Figure 2b, presented at IEDM 2022, compares the performance of the imec GaN-on-Si process with other GaN-on-Si and GaN-on-SiC processes. The imec data in red is one of the best reported for GaN-on-Si devices and is comparable to GaN-on-SiC devices. Using a shorter gate length improves measurement performance at 28GHz. With these improvements, imec believes that, for the first time, the PAE of amplifiers designed specifically to meet user equipment requirements and manufactured using the GaN-on-Si process is on par with equivalent GaN-on-SiC amplifiers.

GaN-on-Si technology has matured considerably in recent years, driven by the growth of the power electronics market, largely due to the development of a technology originally intended for power electronics applications. With maturity in mind, delving deeper into the physical mechanisms behind device operation provides an additional tool to improve device characteristics. Imec complements technology development with modeling activities that will ultimately help achieve better performance and reliability. The insights gained will not only benefit the development of GaN HEMT devices for millimeter-wave applications, but will also improve performance in other application areas, including GaN-based power electronics.

As an example of these modeling activities, this section focuses on device isolation. This is one of the technology building blocks of the GaN-on-Si platform. When integrating GaN HEMTs into a common Si platform, the devices must be electrically isolated from each other, with as few leakage paths between adjacent devices as possible. This electrical isolation reduces power losses and improves the breakdown behavior of active devices. For GaN HEMTs, ion implantation has proven to be a more attractive isolation method than other isolation techniques such as mesa etching, providing lower leakage and higher isolation area breakdown voltage. The technology was originally developed for GaN-based power electronics applications and it remains one of the isolation technologies actively used today.

Ion implantation introduces several defects in the GaN heterostructure, which act as trapping centers for charge carriers. In terms of physics, these defects move the Fermi level away from the conduction or valence band of GaN. Implanting ions, such as nitride (N) ions, into the area surrounding the device will reduce the number of conducting free carriers, thereby creating an electrically insulating region. In experiments, the researchers also observed that damage caused by ion implantation disappears after annealing at high temperatures (usually above 600°C), thus affecting isolation quality.

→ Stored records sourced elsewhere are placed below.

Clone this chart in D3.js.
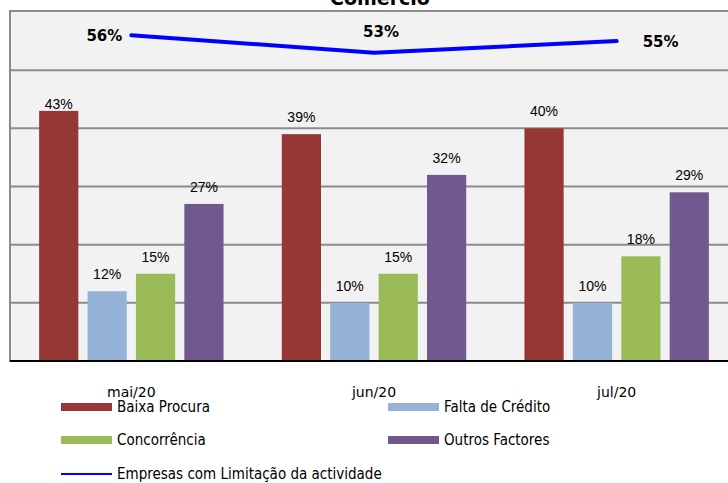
<!DOCTYPE html>
<html>
<head>
<meta charset="utf-8">
<script src="https://cdn.jsdelivr.net/npm/d3@7"></script>
<style>
  body { margin: 0; background: #fff; }
  svg { display: block; }
</style>
</head>
<body>
<div id="chart"></div>
<script>
let months = ["mai/20", "jun/20", "jul/20"];
let seriesNames = ["Baixa Procura", "Falta de Crédito", "Concorrência", "Outros Factores"];
let baixaProcura = [43, 39, 40];
let faltaCredito = [12, 10, 10];
let concorrencia = [15, 15, 18];
let outrosFactores = [27, 32, 29];
let limitacao = [56, 53, 55];
let lineName = "Empresas com Limitação da actividade";
let yTicks = [0, 10, 20, 30, 40, 50, 60];

let colors = ["#953735", "#95B3D7", "#9BBB59", "#71588F"];
let width = 728, height = 483;
let plot = { left: 10, right: 738, top: 12, bottom: 361 };

let svg = d3.select("#chart").append("svg")
    .attr("width", width)
    .attr("height", height);

let seriesValues = [baixaProcura, faltaCredito, concorrencia, outrosFactores];
let data = months.map((m, i) => ({
    month: m,
    values: seriesNames.map((s, j) => ({ name: s, value: seriesValues[j][i], color: colors[j] }))
}));

let x0 = d3.scaleBand().domain(months).range([plot.left, plot.right])
    .paddingInner(0.24).paddingOuter(0.12);
let x1 = d3.scaleBand().domain(seriesNames).range([0, x0.bandwidth()]).paddingInner(0.19);
let y = d3.scaleLinear().domain([0, 60]).range([plot.bottom, plot.top]);
let xc = m => x0(m) + x0.bandwidth() / 2;

// plot area
svg.append("rect")
    .attr("x", plot.left).attr("y", plot.top - 1)
    .attr("width", plot.right - plot.left).attr("height", plot.bottom - plot.top + 1)
    .attr("fill", "#F2F2F2")
    .attr("stroke", "#8C8C8C")
    .attr("stroke-width", 2);

svg.selectAll(".grid").data(yTicks.slice(1, -1)).enter()
    .append("line")
    .attr("class", "grid")
    .attr("x1", plot.left).attr("x2", plot.right)
    .attr("y1", d => y(d)).attr("y2", d => y(d))
    .attr("stroke", "#8C8C8C")
    .attr("stroke-width", 2);

// title (cut off at top)
svg.append("text")
    .text("Comércio")
    .attr("x", 380).attr("y", 5)
    .attr("text-anchor", "middle")
    .style("font-family", "'DejaVu Sans'")
    .style("font-weight", "bold")
    .style("font-size", "19px");

// bars
let groups = svg.selectAll(".group").data(data).enter()
    .append("g")
    .attr("class", "group")
    .attr("transform", d => "translate(" + x0(d.month) + ",0)");

groups.selectAll("rect").data(d => d.values).enter()
    .append("rect")
    .attr("x", d => x1(d.name))
    .attr("y", d => y(d.value))
    .attr("width", x1.bandwidth())
    .attr("height", d => y(0) - y(d.value))
    .attr("fill", d => d.color);

groups.selectAll("text").data(d => d.values).enter()
    .append("text")
    .text(d => d.value + "%")
    .attr("x", d => x1(d.name) + x1.bandwidth() / 2)
    .attr("y", d => Math.max(y(d.value) - 12, 109))
    .attr("text-anchor", "middle")
    .style("font-family", "'Liberation Sans', Arial")
    .style("font-size", "14px")
    .attr("fill", "#000");

// baseline
svg.append("line")
    .attr("x1", plot.left).attr("x2", plot.right)
    .attr("y1", y(0)).attr("y2", y(0))
    .attr("stroke", "#000")
    .attr("stroke-width", 2);

// x labels
svg.selectAll(".xlab").data(months).enter()
    .append("text")
    .attr("class", "xlab")
    .text(d => d)
    .attr("x", d => xc(d))
    .attr("y", 397)
    .attr("text-anchor", "middle")
    .style("font-family", "'DejaVu Sans'")
    .style("font-size", "14px");

// line
let line = d3.line()
    .x((d, i) => xc(months[i]))
    .y(d => y(d));

svg.append("path")
    .datum(limitacao)
    .attr("d", line)
    .attr("fill", "none")
    .attr("stroke", "#0000FF")
    .attr("stroke-width", 4)
    .attr("stroke-linecap", "round")
    .attr("stroke-linejoin", "round");

let lineLabelPos = ["left", "top", "right"];
svg.selectAll(".llab").data(limitacao).enter()
    .append("text")
    .attr("class", "llab")
    .text(d => d + "%")
    .attr("x", (d, i) => {
        let cx = xc(months[i]);
        if (lineLabelPos[i] == "left") return cx - 9;
        if (lineLabelPos[i] == "right") return cx + 26;
        return cx + 7;
    })
    .attr("y", (d, i) => lineLabelPos[i] == "top" ? y(d) - 16 : y(d) + 6)
    .attr("text-anchor", (d, i) => lineLabelPos[i] == "left" ? "end" : (lineLabelPos[i] == "right" ? "start" : "middle"))
    .style("font-family", "'DejaVu Sans'")
    .style("font-weight", "bold")
    .style("font-size", "15px");

// legend
let legendItems = [
    { name: seriesNames[0], color: colors[0], type: "rect", x: 61, y: 407 },
    { name: seriesNames[1], color: colors[1], type: "rect", x: 388, y: 407 },
    { name: seriesNames[2], color: colors[2], type: "rect", x: 61, y: 440 },
    { name: seriesNames[3], color: colors[3], type: "rect", x: 388, y: 440 },
    { name: lineName, color: "#0000FF", type: "line", x: 61, y: 474 }
];

let legend = svg.selectAll(".legend").data(legendItems).enter()
    .append("g")
    .attr("class", "legend")
    .attr("transform", d => "translate(" + d.x + "," + d.y + ")");

legend.filter(d => d.type == "rect").append("rect")
    .attr("x", 0).attr("y", -4)
    .attr("width", 51).attr("height", 8)
    .attr("fill", d => d.color);

legend.filter(d => d.type == "line").append("line")
    .attr("x1", 0).attr("x2", 51)
    .attr("y1", 0).attr("y2", 0)
    .attr("stroke", d => d.color)
    .attr("stroke-width", 2);

legend.append("text")
    .text(d => d.name)
    .attr("x", 56).attr("y", 5)
    .style("font-family", "'DejaVu Sans Condensed', 'DejaVu Sans'")
    .style("font-stretch", "condensed")
    .style("font-size", "15px");
</script>
</body>
</html>
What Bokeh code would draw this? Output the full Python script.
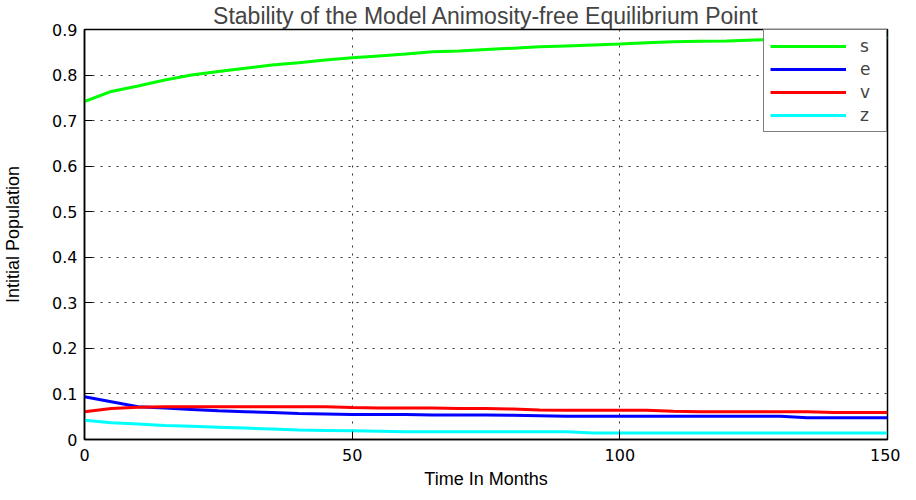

imec's GaN-on-Si manufacturing process ensures high-quality isolated HEMT devices with a low post-epitaxy thermal budget. Imec has demonstrated a GaN HEMT ion implantation isolation technology that helps report the highest sheet resistance, with values ​​in the range of 10 ¹³ to 10 ¹⁵ Ω/sq. This is the basic metric for quantifying isolation. Figures 3a and 3b illustrate benchmarks for sheet resistance (R sh ) of AlGaN/(AlN)/GaN heterostructures isolated by ion implantation with different activation energy magnitudes and peak heating temperatures. The benchmark in Figure 3a demonstrates the common physical mechanisms behind isolation, while the benchmark in Figure 3b demonstrates the main effect of processing temperature on isolation quality.

Why this technique is so effective and precise where residual current leakage paths form remains a mystery. A basic understanding and modeling of leakage mechanisms in the ion implantation region is required. This helps improve process conditions such as thermal budget, implant dose, and energy for a variety of applications, including millimeter-wave communications.

There's a reason why understanding the exact mechanisms behind insulation is so difficult. The ion implantation area is filled with defects of various natures. Point defects exist, such as vacancies or interstitial atoms, defect complexes, foreign ionic impurities, and lattice disorders, among others. Furthermore, polarization charges exist at the interface between AlGaN and GaN. This complex mixture of defects and charges makes it extremely challenging to model charge behavior and locate leakage paths within isolated heterostructures.

Through a combination of experimental and modeling work, imec researchers have revealed for the first time leakage mechanisms in isolated GaN-based heterostructures. Details of the work have been published in the Journal of Applied Physics. By setting up dedicated experiments with different AlGaN and AlN thicknesses, the researchers extracted and analyzed the sheet resistance and corresponding activation energies of the isolated regions. The conclusion from these experiments is that the main leakage occurs through the ohmic path of the electrons at the GaN surface. Back to physics terms, this translates into a downward bending of the GaN conduction band near the GaN surface. These insights lay the foundation for more detailed modeling of isolated heterostructures and reconstruction of their energy band diagrams. This theory helps extract the net defect density in these isolated implant regions, which for these experiments is ∼2×10 ¹⁹ cm ^-3 and ∼2×10 ¹⁸ cm ^-3 for GaN and AlGaN, respectively . Most of these defects are found to be point defects. Point defects are created through ion implantation technology and avoid recombination through imec's low thermal budget HEMT manufacturing. A high density of point defects is critical to limit GaN surface band bending and therefore leakage. Figure 4a and Figure 4b illustrate the leakage mechanism in GaN heterostructures. Figure 4a shows the surface leakage path and the overall leakage path in the transmission line model structure. Figure 4b illustrates the energy band diagram of the AlGaN/AlN/GaN heterostructure, showing the band bending of the GaN surface.

For the first time, imec researchers have revealed the exact mechanism behind ion implantation as a technique for electrically isolating GaN HEMT devices. These insights can help improve process conditions to achieve good isolation quality when targeting RF/mmWave communications. These findings can also be extended to power electronics applications.

Furthermore, the study leads to a new method to estimate the net defect density in isolated GaN-based heterostructures. These activities fit into the broader GaN device optimization framework for RF applications through technology and modeling. These efforts and results illustrate how uncovering the physical secrets behind the technology's building blocks can help advance these GaN-based devices to higher levels of maturity.